Archbishop Viganò made four major claims. But do the facts support them?
Archbishop Carlo Maria Viganò’s testimony, published on Saturday, goes on for 7,000 words and names more than 30 public figures, mostly to denounce them. But at its heart are a small number of very serious allegations about Pope Francis’s treatment of Theodore McCarrick. Since the letter’s publication, some more evidence has emerged against which to test Viganò’s major claims. How do the allegations stand up?
Claim 1: Pope Benedict XVI imposed sanctions on McCarrick
Viganò writes: “Pope Benedict had imposed on Cardinal McCarrick sanctions similar to those now imposed on him by Pope Francis: the Cardinal was to leave the seminary where he was living, he was forbidden to celebrate [Mass] in public, to participate in public meetings, to give lectures, to travel, with the obligation of dedicating himself to a life of prayer and penance.” These came into place, Viganò says, in 2009 or 2010.
Do the facts support the claim? Mostly – but there are complications. Several glimpses have been recorded of sanctions on McCarrick:
- The Catholic News Agency reports two eyewitness (but anonymous) accounts of McCarrick being told he had to leave the seminary on Pope Benedict’s instructions.
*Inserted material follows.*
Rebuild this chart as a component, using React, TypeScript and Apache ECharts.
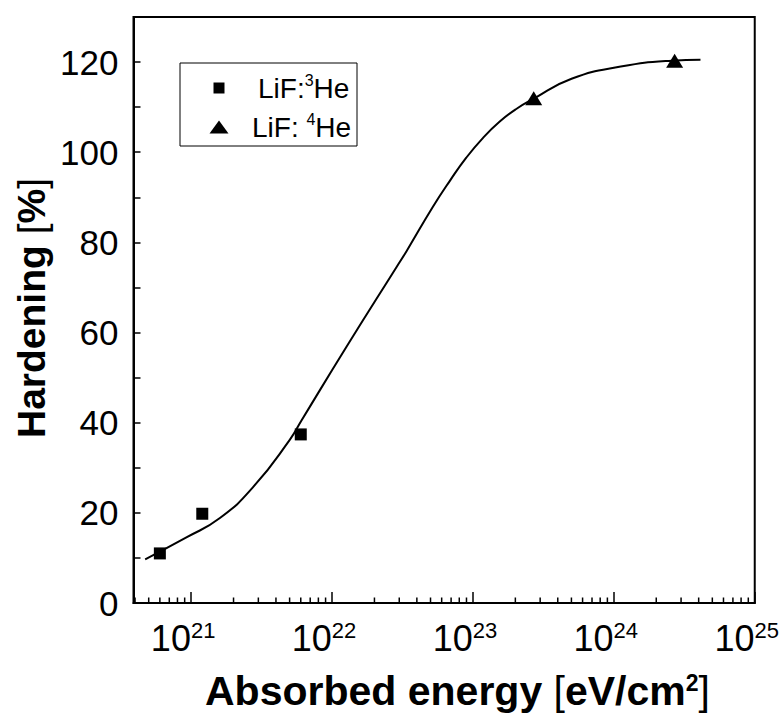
import React, { useEffect, useRef } from "react";
import * as echarts from "echarts";

const he3X = [6.0e20, 1.2e21, 6.0e21];
const he3Y = [11.0, 19.8, 37.4];
const he4X = [2.7e23, 2.7e24];
const he4Y = [112.0, 120.3];

// Fitted curve
const fitX = [4.72e20, 9.33e20, 1.61e21, 2.77e21, 5.01e21, 6.1e21, 1.27e22, 2.88e22, 3.37e22, 5.2e22, 6.84e22, 8.97e22, 1.18e23, 1.55e23, 2.03e23, 2.67e23, 5.01e23, 1.12e24, 2.57e24, 4.12e24];
const fitY = [9.7, 14.6, 18.9, 25.8, 36.2, 40.6, 56.9, 74.6, 78.0, 87.9, 93.6, 98.8, 103.2, 106.8, 109.6, 111.8, 116.3, 119.0, 120.3, 120.5];

const xMin = 3.9e20;
const xMax = 1e25;
const minorMantissas = [2, 3, 4, 5, 6, 7, 8, 9];
const minorExponents = [20, 21, 22, 23, 24];

const FONT = '"Liberation Sans", Arial, Helvetica, sans-serif';

export default function App() {
  const ref = useRef<HTMLDivElement>(null);
  useEffect(() => {
    if (!ref.current) return;
    const chart = echarts.init(ref.current, null, { renderer: "svg" });
    const minorTicks: number[][] = [];
    minorExponents.forEach((e) =>
      minorMantissas.forEach((m) => {
        const v = m * Math.pow(10, e);
        if (v > xMin && v < xMax) minorTicks.push([v, 0]);
      })
    );
    const supRich = (size: number, sup: number, bold?: boolean) => ({
      a: { fontSize: size, fontFamily: FONT, fill: "#000", color: "#000", lineHeight: size + 3, fontWeight: bold ? "bold" : "normal" },
      s: { fontSize: sup, fontFamily: FONT, fill: "#000", color: "#000", lineHeight: sup, verticalAlign: "top", fontWeight: bold ? "bold" : "normal" },
    });
    const option: any = {
      animation: false,
      backgroundColor: "#fff",
      grid: {
        left: 133.5,
        right: 27,
        top: 17,
        bottom: 110,
        show: true,
        borderColor: "#000",
        borderWidth: 2,
        backgroundColor: "transparent",
      },
      xAxis: {
        type: "log",
        logBase: 10,
        min: xMin,
        max: xMax,
        axisLine: { show: true, lineStyle: { color: "#000", width: 2 } },
        axisTick: { show: true, inside: true, length: 11, lineStyle: { color: "#000", width: 1.5 } },
        splitLine: { show: false },
        minorTick: { show: false },
        axisLabel: {
          margin: 16,
          showMinLabel: false,
          showMaxLabel: true,
          color: "#000",
          fontFamily: FONT,
          padding: [0, 16, 0, 0],
          formatter: (v: number) => {
            const l = Math.log10(v);
            const e = Math.round(l);
            if (Math.abs(l - e) > 1e-6) return "";
            return `{a|10}{s|${e}}`;
          },
          rich: supRich(36, 22),
        },
      },
      yAxis: {
        type: "value",
        min: 0,
        max: 130,
        interval: 10,
        axisLine: { show: true, lineStyle: { color: "#000", width: 2 } },
        axisTick: { show: true, inside: true, length: 7, lineStyle: { color: "#000", width: 1.5 } },
        splitLine: { show: false },
        axisLabel: {
          margin: 15,
          color: "#000",
          fontSize: 35,
          fontFamily: FONT,
          formatter: (v: number) => (v % 20 === 0 ? String(v) : ""),
        },
      },
      series: [
        {
          name: "fit",
          type: "line",
          data: fitX.map((x, i) => [x, fitY[i]]),
          smooth: 0.5,
          showSymbol: false,
          symbol: "none",
          lineStyle: { color: "#000", width: 2 },
          z: 2,
        },
        {
          name: "LiF:3He",
          type: "scatter",
          symbol: "rect",
          symbolSize: 12,
          itemStyle: { color: "#000", opacity: 1 },
          data: he3X.map((x, i) => [x, he3Y[i]]),
          z: 3,
        },
        {
          name: "LiF: 4He",
          type: "scatter",
          symbol: "triangle",
          symbolSize: [17, 14],
          itemStyle: { color: "#000", opacity: 1 },
          data: he4X.map((x, i) => [x, he4Y[i]]),
          z: 3,
        },
        {
          name: "minorTicks",
          type: "custom",
          silent: true,
          clip: false,
          data: minorTicks,
          encode: { x: 0, y: 1 },
          renderItem: (params: any, api: any) => {
            const p = api.coord([api.value(0), 0]);
            return {
              type: "line",
              shape: { x1: p[0], y1: p[1], x2: p[0], y2: p[1] - 5.5 },
              style: { stroke: "#000", lineWidth: 1.5 },
            };
          },
          z: 4,
        },
      ],
      graphic: [
        {
          type: "rect",
          shape: { x: 180, y: 63, width: 177, height: 83 },
          style: { fill: "#fff", stroke: "#000", lineWidth: 1 },
          z: 10,
        },
        {
          type: "rect",
          shape: { x: 213.5, y: 82.5, width: 11, height: 11 },
          style: { fill: "#000" },
          z: 11,
        },
        {
          type: "polygon",
          shape: { points: [[219, 120.5], [228.5, 133.5], [209.5, 133.5]] },
          style: { fill: "#000" },
          z: 11,
        },
        {
          type: "text",
          x: 258,
          y: 88,
          z: 11,
          style: {
            text: "{a|LiF:}{s|3}{a|He}",
            verticalAlign: "middle",
            align: "left",
            rich: supRich(28, 16),
          },
        },
        {
          type: "text",
          x: 252,
          y: 127,
          z: 11,
          style: {
            text: "{a|LiF: }{s|4}{a|He}",
            verticalAlign: "middle",
            align: "left",
            rich: supRich(28, 16),
          },
        },
        {
          type: "text",
          x: 205,
          y: 691,
          z: 11,
          style: {
            text: "{t|Absorbed energy }{r|[}{t|eV/cm}{s|2}{r|]}",
            verticalAlign: "middle",
            align: "left",
            rich: {
              t: { fontSize: 41, fontWeight: "bold", fontFamily: FONT, fill: "#000", lineHeight: 40 },
              r: { fontSize: 41, fontFamily: FONT, fill: "#000", lineHeight: 40 },
              s: { fontSize: 23, fontWeight: "bold", fontFamily: FONT, fill: "#000", lineHeight: 23, verticalAlign: "top" },
            },
          },
        },
        {
          type: "text",
          x: 31,
          y: 308,
          rotation: Math.PI / 2,
          z: 11,
          style: {
            text: "{t|Hardening }{r|[}{t|%}{r|]}",
            verticalAlign: "middle",
            align: "center",
            rich: {
              t: { fontSize: 39, fontWeight: "bold", fontFamily: FONT, fill: "#000", lineHeight: 42 },
              r: { fontSize: 39, fontFamily: FONT, fill: "#000", lineHeight: 42 },
            },
          },
        },
      ],
    };
    chart.setOption(option);
    return () => chart.dispose();
  }, []);
  return (
    <div
      ref={ref}
      style={{ position: "fixed", left: 0, top: 0, width: 782, height: 713, background: "#fff" }}
    />
  );
}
- On Monday, the Archdiocese of Washington confirmed that, in 2011, it had cancelled a meeting between McCarrick and young men discerning their vocation. The request came from Viganò, who was then the nuncio (Vatican representative) to the US.
- In July, the Washington Post quoted someone who “worked with McCarrick”. The source is paraphrased as saying “they suspect Church leaders in Rome had McCarrick had chastised McCarrick in some way, telling him to pull back from public life.”
- On Monday, another witness said Viganò was correct. Mgr Jean-François Lantheaume, who used to work at the nunciature in Washington DC, was asked whether it was true that Vatican officials had told McCarrick he was sanctioned. Mgr Lantheaume replied: “Viganò said the truth. That’s all.”
One complication is that not all sources have corroborated Viganò’s story. According to America magazine, some “Vatican officials … who asked not to be named said they knew nothing about sanctions or restrictions on Archbishop McCarrick.” That doesn’t discredit Viganò’s account – he always claimed that the sanctions were only communicated through a few channels – but it makes it harder to confirm.